### DESCRIPTION OF THE TASK
Leaving out all images, write out the records that follow exactly.

### SUPPLIED DATA
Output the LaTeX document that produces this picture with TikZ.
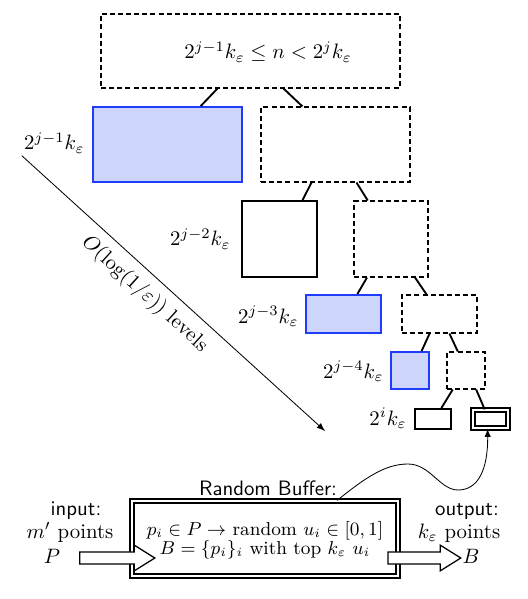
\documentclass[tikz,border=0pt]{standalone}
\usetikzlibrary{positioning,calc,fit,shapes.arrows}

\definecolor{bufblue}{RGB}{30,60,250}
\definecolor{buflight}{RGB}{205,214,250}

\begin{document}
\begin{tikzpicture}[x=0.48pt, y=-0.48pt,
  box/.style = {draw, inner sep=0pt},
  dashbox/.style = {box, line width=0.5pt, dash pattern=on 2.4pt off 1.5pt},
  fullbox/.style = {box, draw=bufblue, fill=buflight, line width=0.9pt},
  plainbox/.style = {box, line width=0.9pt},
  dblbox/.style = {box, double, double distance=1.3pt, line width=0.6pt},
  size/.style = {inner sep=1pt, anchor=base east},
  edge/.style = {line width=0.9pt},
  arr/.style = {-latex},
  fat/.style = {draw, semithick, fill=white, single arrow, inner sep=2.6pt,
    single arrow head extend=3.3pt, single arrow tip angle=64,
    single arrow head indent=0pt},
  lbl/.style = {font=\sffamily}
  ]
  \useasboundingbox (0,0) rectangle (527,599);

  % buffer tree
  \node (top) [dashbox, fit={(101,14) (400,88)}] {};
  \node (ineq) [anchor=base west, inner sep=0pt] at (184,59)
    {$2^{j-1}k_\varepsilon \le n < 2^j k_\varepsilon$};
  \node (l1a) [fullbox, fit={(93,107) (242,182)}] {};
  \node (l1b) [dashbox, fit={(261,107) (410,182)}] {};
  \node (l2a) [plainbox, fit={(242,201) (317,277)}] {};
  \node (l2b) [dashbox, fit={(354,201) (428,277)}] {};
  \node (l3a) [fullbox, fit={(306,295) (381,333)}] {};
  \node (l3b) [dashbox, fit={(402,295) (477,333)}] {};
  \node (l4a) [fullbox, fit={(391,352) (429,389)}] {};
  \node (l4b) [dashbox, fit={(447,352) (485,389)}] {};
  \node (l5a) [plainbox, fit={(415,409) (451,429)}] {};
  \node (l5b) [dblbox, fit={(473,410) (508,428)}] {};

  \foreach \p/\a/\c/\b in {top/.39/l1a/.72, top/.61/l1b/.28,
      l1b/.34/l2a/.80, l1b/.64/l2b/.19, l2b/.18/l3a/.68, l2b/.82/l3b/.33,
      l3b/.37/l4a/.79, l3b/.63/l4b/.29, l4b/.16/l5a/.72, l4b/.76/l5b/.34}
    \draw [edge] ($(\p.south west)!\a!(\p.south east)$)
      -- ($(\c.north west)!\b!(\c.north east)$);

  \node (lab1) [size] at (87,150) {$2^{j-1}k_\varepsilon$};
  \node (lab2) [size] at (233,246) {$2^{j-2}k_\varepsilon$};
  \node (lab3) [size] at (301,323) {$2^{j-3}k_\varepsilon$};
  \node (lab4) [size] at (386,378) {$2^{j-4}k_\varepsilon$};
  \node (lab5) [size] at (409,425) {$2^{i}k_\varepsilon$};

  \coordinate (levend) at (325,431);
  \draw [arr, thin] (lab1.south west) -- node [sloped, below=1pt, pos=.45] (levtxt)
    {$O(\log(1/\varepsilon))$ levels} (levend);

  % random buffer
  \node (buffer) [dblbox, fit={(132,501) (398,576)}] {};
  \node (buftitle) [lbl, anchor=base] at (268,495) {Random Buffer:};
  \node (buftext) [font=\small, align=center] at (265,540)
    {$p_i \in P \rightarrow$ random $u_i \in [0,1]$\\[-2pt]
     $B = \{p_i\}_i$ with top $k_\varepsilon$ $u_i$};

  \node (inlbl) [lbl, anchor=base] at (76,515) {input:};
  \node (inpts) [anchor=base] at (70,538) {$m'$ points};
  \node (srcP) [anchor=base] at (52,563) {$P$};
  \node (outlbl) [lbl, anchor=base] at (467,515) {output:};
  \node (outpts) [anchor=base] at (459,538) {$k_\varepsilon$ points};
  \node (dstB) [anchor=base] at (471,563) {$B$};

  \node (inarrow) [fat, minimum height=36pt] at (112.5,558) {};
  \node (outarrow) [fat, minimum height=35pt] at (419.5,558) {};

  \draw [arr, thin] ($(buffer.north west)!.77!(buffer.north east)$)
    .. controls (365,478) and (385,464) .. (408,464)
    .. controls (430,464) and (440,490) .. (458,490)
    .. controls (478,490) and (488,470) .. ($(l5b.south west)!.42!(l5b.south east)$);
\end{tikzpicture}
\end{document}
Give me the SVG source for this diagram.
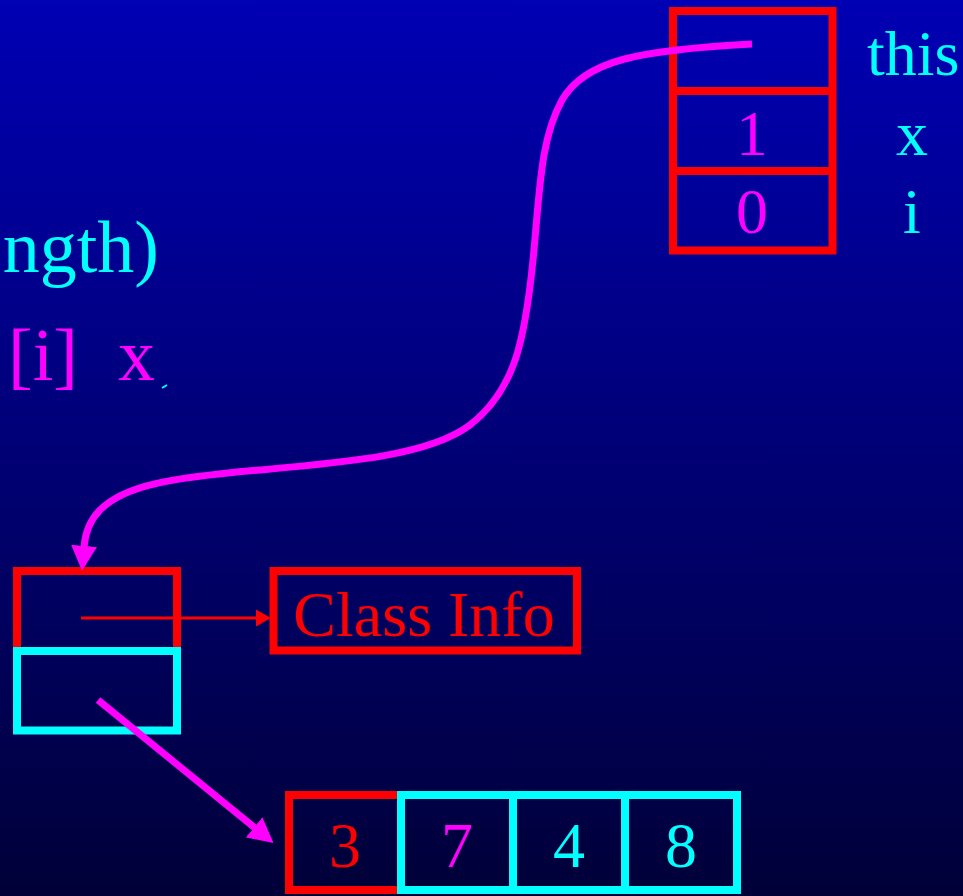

### SOLUTION FOR THIS EXERCISE
Output the LaTeX document that produces this picture with TikZ.
\documentclass[tikz,border=0pt]{standalone}
\usetikzlibrary{positioning,calc,fit,shapes.arrows}

\definecolor{bufblue}{RGB}{30,60,250}
\definecolor{buflight}{RGB}{205,214,250}

\begin{document}
\begin{tikzpicture}[x=0.48pt, y=-0.48pt,
  box/.style = {draw, inner sep=0pt},
  dashbox/.style = {box, line width=0.5pt, dash pattern=on 2.4pt off 1.5pt},
  fullbox/.style = {box, draw=bufblue, fill=buflight, line width=0.9pt},
  plainbox/.style = {box, line width=0.9pt},
  dblbox/.style = {box, double, double distance=1.3pt, line width=0.6pt},
  size/.style = {inner sep=1pt, anchor=base east},
  edge/.style = {line width=0.9pt},
  arr/.style = {-latex},
  fat/.style = {draw, semithick, fill=white, single arrow, inner sep=2.6pt,
    single arrow head extend=3.3pt, single arrow tip angle=64,
    single arrow head indent=0pt},
  lbl/.style = {font=\sffamily}
  ]
  \useasboundingbox (0,0) rectangle (527,599);

  % buffer tree
  \node (top) [dashbox, fit={(101,14) (400,88)}] {};
  \node (ineq) [anchor=base west, inner sep=0pt] at (184,59)
    {$2^{j-1}k_\varepsilon \le n < 2^j k_\varepsilon$};
  \node (l1a) [fullbox, fit={(93,107) (242,182)}] {};
  \node (l1b) [dashbox, fit={(261,107) (410,182)}] {};
  \node (l2a) [plainbox, fit={(242,201) (317,277)}] {};
  \node (l2b) [dashbox, fit={(354,201) (428,277)}] {};
  \node (l3a) [fullbox, fit={(306,295) (381,333)}] {};
  \node (l3b) [dashbox, fit={(402,295) (477,333)}] {};
  \node (l4a) [fullbox, fit={(391,352) (429,389)}] {};
  \node (l4b) [dashbox, fit={(447,352) (485,389)}] {};
  \node (l5a) [plainbox, fit={(415,409) (451,429)}] {};
  \node (l5b) [dblbox, fit={(473,410) (508,428)}] {};

  \foreach \p/\a/\c/\b in {top/.39/l1a/.72, top/.61/l1b/.28,
      l1b/.34/l2a/.80, l1b/.64/l2b/.19, l2b/.18/l3a/.68, l2b/.82/l3b/.33,
      l3b/.37/l4a/.79, l3b/.63/l4b/.29, l4b/.16/l5a/.72, l4b/.76/l5b/.34}
    \draw [edge] ($(\p.south west)!\a!(\p.south east)$)
      -- ($(\c.north west)!\b!(\c.north east)$);

  \node (lab1) [size] at (87,150) {$2^{j-1}k_\varepsilon$};
  \node (lab2) [size] at (233,246) {$2^{j-2}k_\varepsilon$};
  \node (lab3) [size] at (301,323) {$2^{j-3}k_\varepsilon$};
  \node (lab4) [size] at (386,378) {$2^{j-4}k_\varepsilon$};
  \node (lab5) [size] at (409,425) {$2^{i}k_\varepsilon$};

  \coordinate (levend) at (325,431);
  \draw [arr, thin] (lab1.south west) -- node [sloped, below=1pt, pos=.45] (levtxt)
    {$O(\log(1/\varepsilon))$ levels} (levend);

  % random buffer
  \node (buffer) [dblbox, fit={(132,501) (398,576)}] {};
  \node (buftitle) [lbl, anchor=base] at (268,495) {Random Buffer:};
  \node (buftext) [font=\small, align=center] at (265,540)
    {$p_i \in P \rightarrow$ random $u_i \in [0,1]$\\[-2pt]
     $B = \{p_i\}_i$ with top $k_\varepsilon$ $u_i$};

  \node (inlbl) [lbl, anchor=base] at (76,515) {input:};
  \node (inpts) [anchor=base] at (70,538) {$m'$ points};
  \node (srcP) [anchor=base] at (52,563) {$P$};
  \node (outlbl) [lbl, anchor=base] at (467,515) {output:};
  \node (outpts) [anchor=base] at (459,538) {$k_\varepsilon$ points};
  \node (dstB) [anchor=base] at (471,563) {$B$};

  \node (inarrow) [fat, minimum height=36pt] at (112.5,558) {};
  \node (outarrow) [fat, minimum height=35pt] at (419.5,558) {};

  \draw [arr, thin] ($(buffer.north west)!.77!(buffer.north east)$)
    .. controls (365,478) and (385,464) .. (408,464)
    .. controls (430,464) and (440,490) .. (458,490)
    .. controls (478,490) and (488,470) .. ($(l5b.south west)!.42!(l5b.south east)$);
\end{tikzpicture}
\end{document}
Give me the SVG source for this diagram.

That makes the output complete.